• _Exercise details_:
Open with the line that has "Write a Python"; close with the line that has "import plotly.graph_objects as go". Retype those lines exactly, images excluded.

• _Data provided_:

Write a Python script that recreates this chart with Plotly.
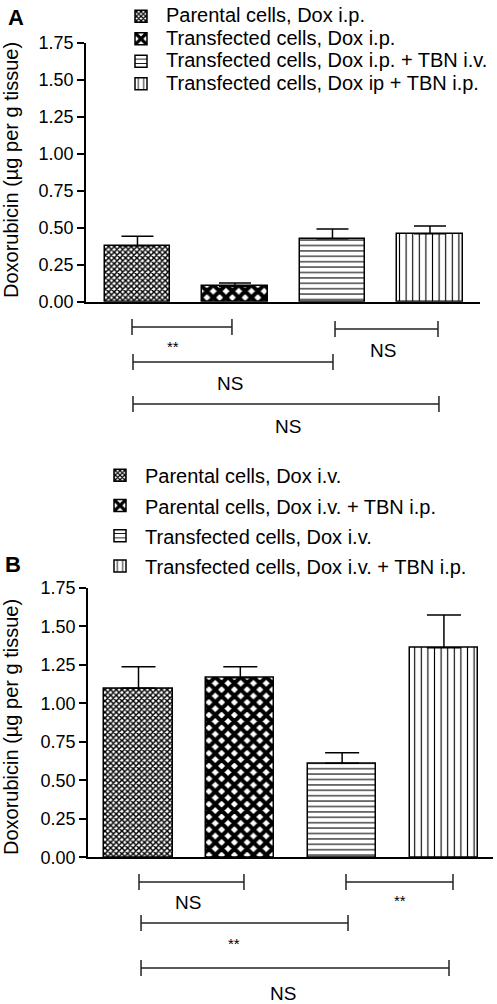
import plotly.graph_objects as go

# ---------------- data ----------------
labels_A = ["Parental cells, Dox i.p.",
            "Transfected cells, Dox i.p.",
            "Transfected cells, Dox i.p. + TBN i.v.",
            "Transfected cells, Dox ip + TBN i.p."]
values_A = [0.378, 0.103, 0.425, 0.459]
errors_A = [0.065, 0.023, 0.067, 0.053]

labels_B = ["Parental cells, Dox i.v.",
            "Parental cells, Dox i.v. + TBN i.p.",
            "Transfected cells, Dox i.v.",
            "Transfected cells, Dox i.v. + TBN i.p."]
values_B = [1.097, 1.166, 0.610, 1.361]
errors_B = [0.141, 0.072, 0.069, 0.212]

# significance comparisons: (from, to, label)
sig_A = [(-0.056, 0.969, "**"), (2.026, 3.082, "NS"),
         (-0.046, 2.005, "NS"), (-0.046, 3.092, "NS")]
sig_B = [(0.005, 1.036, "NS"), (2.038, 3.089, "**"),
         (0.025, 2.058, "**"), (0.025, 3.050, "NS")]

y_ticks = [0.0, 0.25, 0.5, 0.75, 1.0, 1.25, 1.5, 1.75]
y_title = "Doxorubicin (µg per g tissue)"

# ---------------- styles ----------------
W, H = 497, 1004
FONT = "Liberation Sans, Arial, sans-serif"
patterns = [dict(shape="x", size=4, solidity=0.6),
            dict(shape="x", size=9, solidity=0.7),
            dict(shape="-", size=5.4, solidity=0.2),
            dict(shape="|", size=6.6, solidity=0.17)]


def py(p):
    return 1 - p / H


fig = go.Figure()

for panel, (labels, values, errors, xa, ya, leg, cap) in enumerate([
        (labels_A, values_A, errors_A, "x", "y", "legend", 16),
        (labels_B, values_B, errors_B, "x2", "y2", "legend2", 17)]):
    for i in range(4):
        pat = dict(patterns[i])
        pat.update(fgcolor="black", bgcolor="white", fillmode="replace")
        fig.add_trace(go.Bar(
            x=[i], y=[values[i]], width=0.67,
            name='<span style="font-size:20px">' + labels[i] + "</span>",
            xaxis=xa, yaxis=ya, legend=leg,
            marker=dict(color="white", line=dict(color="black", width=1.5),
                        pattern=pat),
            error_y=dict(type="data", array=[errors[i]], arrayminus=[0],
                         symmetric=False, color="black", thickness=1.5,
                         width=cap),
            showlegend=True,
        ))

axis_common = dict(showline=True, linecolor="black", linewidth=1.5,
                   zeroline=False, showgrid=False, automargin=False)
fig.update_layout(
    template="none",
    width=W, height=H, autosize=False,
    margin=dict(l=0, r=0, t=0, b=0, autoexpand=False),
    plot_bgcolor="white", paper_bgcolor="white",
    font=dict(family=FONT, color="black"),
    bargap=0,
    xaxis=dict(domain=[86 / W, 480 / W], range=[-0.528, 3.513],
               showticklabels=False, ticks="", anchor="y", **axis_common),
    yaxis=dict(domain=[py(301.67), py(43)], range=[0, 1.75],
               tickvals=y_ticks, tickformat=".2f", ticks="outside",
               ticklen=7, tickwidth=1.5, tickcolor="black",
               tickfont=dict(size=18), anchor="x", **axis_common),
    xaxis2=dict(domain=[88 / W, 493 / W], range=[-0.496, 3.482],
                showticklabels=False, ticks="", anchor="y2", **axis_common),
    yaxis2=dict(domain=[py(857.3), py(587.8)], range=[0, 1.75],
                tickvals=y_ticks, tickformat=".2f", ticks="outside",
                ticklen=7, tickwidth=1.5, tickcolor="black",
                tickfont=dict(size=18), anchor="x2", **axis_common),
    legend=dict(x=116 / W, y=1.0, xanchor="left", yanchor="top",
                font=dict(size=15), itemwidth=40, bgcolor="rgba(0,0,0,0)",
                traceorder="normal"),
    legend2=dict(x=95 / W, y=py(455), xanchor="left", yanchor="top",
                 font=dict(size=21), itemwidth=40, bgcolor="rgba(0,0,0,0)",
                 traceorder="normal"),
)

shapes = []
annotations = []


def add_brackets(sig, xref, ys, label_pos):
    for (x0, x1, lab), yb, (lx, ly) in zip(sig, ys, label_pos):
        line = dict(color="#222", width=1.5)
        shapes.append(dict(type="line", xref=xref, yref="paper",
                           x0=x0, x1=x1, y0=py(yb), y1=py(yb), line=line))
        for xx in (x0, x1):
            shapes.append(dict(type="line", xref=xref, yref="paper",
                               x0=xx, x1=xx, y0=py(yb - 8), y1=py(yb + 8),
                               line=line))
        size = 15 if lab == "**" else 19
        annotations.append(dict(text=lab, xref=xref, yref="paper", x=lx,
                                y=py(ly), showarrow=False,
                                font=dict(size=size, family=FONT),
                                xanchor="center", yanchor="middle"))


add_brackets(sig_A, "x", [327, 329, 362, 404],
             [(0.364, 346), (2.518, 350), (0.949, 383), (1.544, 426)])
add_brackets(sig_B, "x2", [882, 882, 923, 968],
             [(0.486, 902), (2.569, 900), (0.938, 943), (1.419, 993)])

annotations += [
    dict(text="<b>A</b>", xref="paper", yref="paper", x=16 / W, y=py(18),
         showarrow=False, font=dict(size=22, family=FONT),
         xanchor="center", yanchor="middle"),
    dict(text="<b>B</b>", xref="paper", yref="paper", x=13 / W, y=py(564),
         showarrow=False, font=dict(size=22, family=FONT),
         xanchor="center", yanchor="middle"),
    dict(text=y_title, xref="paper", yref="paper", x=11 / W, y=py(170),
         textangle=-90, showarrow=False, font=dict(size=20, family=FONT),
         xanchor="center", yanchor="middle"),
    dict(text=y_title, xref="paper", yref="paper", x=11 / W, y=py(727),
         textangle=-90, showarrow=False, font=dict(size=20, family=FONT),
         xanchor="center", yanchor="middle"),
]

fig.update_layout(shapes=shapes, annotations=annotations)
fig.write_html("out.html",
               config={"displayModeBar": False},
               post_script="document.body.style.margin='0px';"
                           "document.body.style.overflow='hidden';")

---

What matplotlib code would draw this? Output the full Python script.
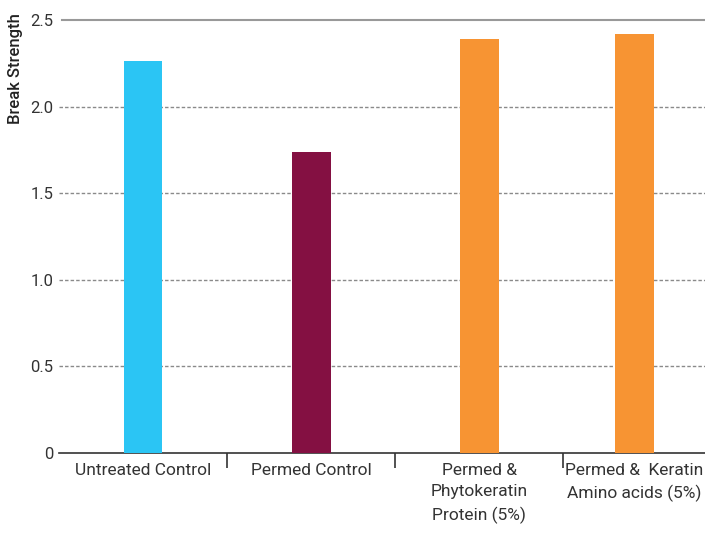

• _Response for this exercise_:
Write a Python script that recreates this chart with Plotly.
import plotly.graph_objects as go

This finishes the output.